A while ago a few posts on the subject were posted github’s workflow and how github works and I hope you’ve already read those. But now it’s time to convince more people who are still “on the other side” to make this your missing new years resolution for 2012!
Peoples perspective before they switch to Git
Arguments I heard for not switching:
- Git is hard and you’ve got to be insane to understand
- Teams can’t be in sync (or work together) when they work with a
distributed model like Git.
- I would never put my code on github, I don’t trust them with our business
- Git is popular with hipsters who code ruby (see github)
Making the jump
If you have experience with other version control systems like SVN or even CVS, it’s likely you’ll be influenced with this when learning Git. I’d like to share my ideas in the hope it will disrupt some assumptions.
Git is not attached to a server and has nothing to do with cloud.

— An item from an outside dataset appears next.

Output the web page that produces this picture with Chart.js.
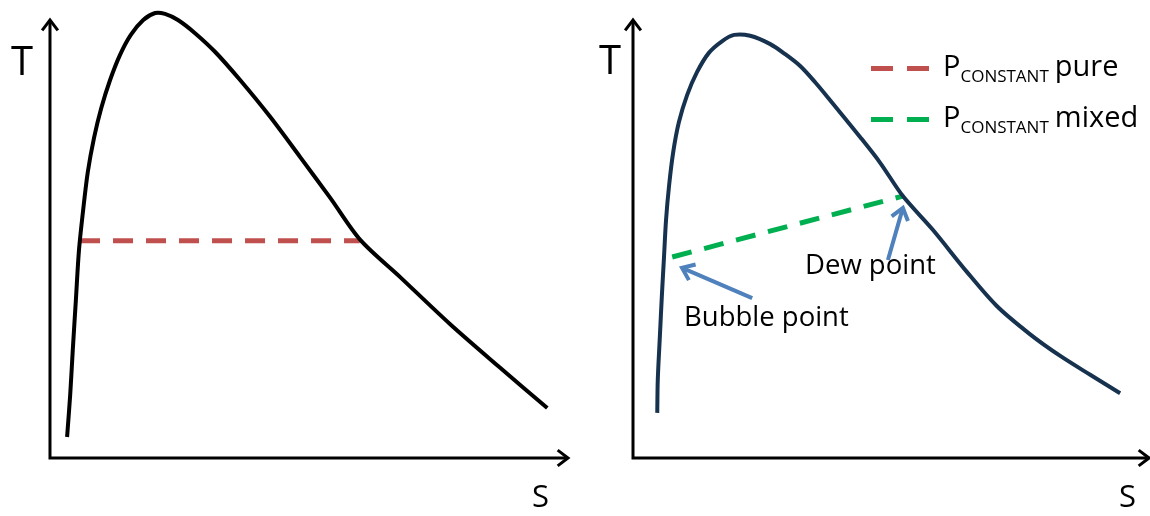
<!DOCTYPE html>
<html>
<head>
<meta charset="utf-8">
<script src="https://cdn.jsdelivr.net/npm/chart.js@4.4.1/dist/chart.umd.min.js"></script>
<style>
  html, body { margin: 0; padding: 0; background: #fff; }
  body { width: 1150px; height: 516px; position: relative; overflow: hidden; font-family: "Open Sans", sans-serif; color: #000; }
  canvas { position: absolute; top: 0; }
  .lbl { position: absolute; line-height: 1; white-space: nowrap; }
  .axis-t { font-size: 40px; }
  .axis-s { font-size: 31px; }
  .note { font-size: 27.5px; }
  .leg { position: absolute; left: 871px; white-space: nowrap; font-size: 29px; line-height: 1; }
  .leg .sw { display: inline-block; width: 22px; height: 5px; vertical-align: middle; margin-right: 14px; }
  .leg sub { font-size: 17px; vertical-align: -6px; margin-right: 6px; }
</style>
</head>
<body>
<canvas id="chart-pure" width="575" height="516" style="left:0"></canvas>
<canvas id="chart-mixed" width="575" height="516" style="left:575px"></canvas>

<div class="lbl axis-t" style="left:11px;top:40px">T</div>
<div class="lbl axis-s" style="left:532px;top:480px">S</div>
<div class="lbl axis-t" style="left:599px;top:39px">T</div>
<div class="lbl axis-s" style="left:1119px;top:480px">S</div>

<div class="lbl note" style="left:805px;top:250px">Dew point</div>
<div class="lbl note" style="left:684px;top:302px">Bubble point</div>

<div class="leg" style="top:50px">
  <span class="sw" style="background:#c0504d"></span><span class="sw" style="background:#c0504d"></span>P<sub>CONSTANT</sub>pure
</div>
<div class="leg" style="top:101px">
  <span class="sw" style="background:#00b050"></span><span class="sw" style="background:#00b050"></span>P<sub>CONSTANT</sub>mixed
</div>

<script>
// T-S diagram values (arbitrary units, axes run 0..100)
const pureS = [3.3, 3.9, 4.4, 5.0, 5.6, 6.4, 7.3, 8.5, 9.9, 11.6, 13.5, 15.6, 18.0, 20.3, 22.2, 24.7, 28.0, 31.9, 36.7, 42.5, 48.3, 54.1, 59.9, 67.6, 77.2, 86.9, 96.0];
const pureT = [4.8, 14.4, 24.7, 36.1, 47.5, 56.6, 65.3, 73.1, 79.9, 86.3, 92.0, 96.6, 100.0, 101.6, 101.4, 100.0, 97.0, 92.7, 86.3, 77.9, 68.7, 59.4, 49.8, 41.3, 30.6, 20.6, 11.4];
const pureLineS = [5.8, 59.8];
const pureLineT = [49.6, 49.6];

const mixS = [4.7, 4.8, 5.2, 5.6, 6.0, 6.4, 7.0, 7.8, 8.9, 10.5, 12.4, 14.7, 17.3, 19.6, 22.7, 26.6, 29.5, 32.4, 35.3, 38.2, 44.0, 47.9, 52.3, 58.1, 64.7, 70.5, 76.9, 82.8, 88.6, 94.4];
const mixT = [10.3, 17.8, 27.6, 37.2, 45.7, 54.3, 62.3, 69.9, 76.7, 82.9, 88.1, 92.5, 95.2, 96.6, 96.4, 94.5, 92.2, 89.5, 85.8, 81.7, 73.3, 67.4, 59.8, 52.1, 42.5, 34.7, 28.3, 23.3, 19.0, 14.8];
const mixLineS = [7.6, 52.3];
const mixLineT = [45.9, 59.8];

// annotation arrows: dew point, bubble point
const arrowTailS = [49.4, 23.1];
const arrowTailT = [45.2, 36.5];
const arrowTipS = [52.3, 9.5];
const arrowTipT = [57.1, 43.4];

const toPts = (xs, ys) => xs.map((x, i) => ({ x, y: ys[i] }));

function chevron(ctx, x1, y1, x2, y2, len) {
  const a = Math.atan2(y2 - y1, x2 - x1);
  ctx.beginPath();
  ctx.moveTo(x2 - len * Math.cos(a - 0.65), y2 - len * Math.sin(a - 0.65));
  ctx.lineTo(x2, y2);
  ctx.lineTo(x2 - len * Math.cos(a + 0.65), y2 - len * Math.sin(a + 0.65));
  ctx.stroke();
}

// axes with arrow heads
const axesPlugin = {
  id: 'axesArrows',
  beforeDatasetsDraw(chart) {
    const { ctx, scales: { x, y } } = chart;
    const ox = x.getPixelForValue(0), oy = y.getPixelForValue(0);
    const ex = x.getPixelForValue(100), ey = y.getPixelForValue(100);
    ctx.save();
    ctx.strokeStyle = '#000';
    ctx.lineWidth = 3;
    ctx.lineJoin = 'miter';
    ctx.beginPath();
    ctx.moveTo(ox, ey + 1);
    ctx.lineTo(ox, oy);
    ctx.lineTo(ex - 1, oy);
    ctx.stroke();
    chevron(ctx, ex - 10, oy, ex, oy, 13);
    chevron(ctx, ox, ey + 10, ox, ey, 13);
    ctx.restore();
  }
};

const notesPlugin = {
  id: 'noteArrows',
  afterDatasetsDraw(chart) {
    if (!chart.options.plugins.noteArrows.show) return;
    const { ctx, scales: { x, y } } = chart;
    ctx.save();
    ctx.strokeStyle = '#4f81bd';
    ctx.lineWidth = 4;
    ctx.lineCap = 'butt';
    arrowTailS.forEach((s, i) => {
      const x1 = x.getPixelForValue(s), y1 = y.getPixelForValue(arrowTailT[i]);
      const x2 = x.getPixelForValue(arrowTipS[i]), y2 = y.getPixelForValue(arrowTipT[i]);
      ctx.beginPath();
      ctx.moveTo(x1, y1);
      ctx.lineTo(x2, y2);
      ctx.stroke();
      chevron(ctx, x1, y1, x2, y2, 14);
    });
    ctx.restore();
  }
};

function makeChart(id, curve, curveColor, dashLine, dashColor, xRange, arrows) {
  return new Chart(document.getElementById(id), {
    type: 'scatter',
    data: {
      datasets: [
        { data: curve, showLine: true, borderColor: curveColor, borderWidth: 4, pointRadius: 0, tension: 0.3, borderJoinStyle: 'round' },
        { data: dashLine, showLine: true, borderColor: dashColor, borderWidth: 5, borderDash: [20, 13], borderCapStyle: 'butt', pointRadius: 0 }
      ]
    },
    options: {
      responsive: false,
      animation: false,
      layout: { padding: 0 },
      scales: {
        x: { type: 'linear', display: false, min: xRange[0], max: xRange[1] },
        y: { type: 'linear', display: false, min: -13.24, max: 104.57 }
      },
      plugins: { legend: { display: false }, tooltip: { enabled: false }, noteArrows: { show: arrows } }
    },
    plugins: [axesPlugin, notesPlugin]
  });
}

makeChart('chart-pure', toPts(pureS, pureT), '#000000', toPts(pureLineS, pureLineT), '#c0504d', [-9.65, 101.35], false);
makeChart('chart-mixed', toPts(mixS, mixT), '#17324f', toPts(mixLineS, mixLineT), '#00b050', [-11.24, 100.19], true);
</script>
</body>
</html>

cd /my-new-project git init
echo "I have a new idea and want to keep
track of my code" > README
git add README
git commit -m "initial commit"
There! Start using Git and you’ll see there is no connection required! Wonderful because I can create and switch branches, commit the work I have completed. When it’s worth sharing (with a team, your boss or with friends) you can publish everything and continue.
This is one detail but it might add to your imagination about the distributed model.
Git is too complicated I just want to commit to the server
SVN its centralized SCM (source control model) might be familiar and wanted in your project. Keeping a straight commit history (without merged branches etc.) can be done in Git too. But why switch would you ask. I say there is something more going on.
The culture (consistent behaviour) I see with SVN users is typical: large commits, reverting a commit is not practical and last and unsurprising: merging a branch is awful and thus avoided most of the time.
Those repositories end up with what I call a dirty commit history.
With Git (and lets include Mercurial too in this) technical advantages create the opposite behaviour:
- commits are stored local (always faster) encouraging you making smaller / frequent commits
- so called “oops commits” can be avoided because local commits can be edited (git commit –amend or git reset HEAD^)
- control over the source is optimal when you keep commits small and focused on the task (this is true in SVN too)
- reverting is easy as looking up revision
- branches are cheap (you hear this allot)
Hosting git yourselves is not the problem. But still github gives so much advantages over the alternative. And this way the focus remains on our technical challenges instead of the communication challenge which comes with the distributed model.
So we use github, and this is our workflow in a nutshell:
- A repository gets created and we call it ”upstream”
- Each team has a few people allowed to merge pull requests: The merger (I could write a whole article about those guys)
- Every team member creates a fork we call it ”origin” git remote add origin firstname.lastname@example.org:username/yourfork.git
- Developers make changes in a new branch, push this to their fork and create a pull request
- The merger does a tiny code review but sometimes clarification is needed.
- this way someone else does not have to fix your mistakes
- and your code is understandable.
- The merger… merges your pull request
- Get some coffee, you’re fellow developers can run: ”git pull upstream develop” to get in sync
We take some extra effort to run backups every hour to all our repositories is down.
And when this is needed developers add an extra remote ”backup” and they can stick to the work flow as described. Just in case.
Our switch to a distributed workflow was experimental at first and has taught us allot when we look back on it. We see teams are not forced to communicate directly anymore but can work asynchronous and communicate more via IRC or email. And this gives developers more time span to concentrate (less interruptions). Another thing is that the methods feel very aligned with our take on agile development. Example: it’s trivial to make release branches per sprint or release, do a hotfix on the release branch and let the rest of the team work in develop etc.
And even though there are situations where communication lanes get very tight and almost synchronous. This can be when we get close to a deadline. Those are the times when the phrase: “see my pull request” becomes the new “svn up please” and this makes us smile, because you know someone is in control over what gets merged (and what isn’t good enough).
So in the end we are very content with the impact on our switch and I’d like to hear about your experiences.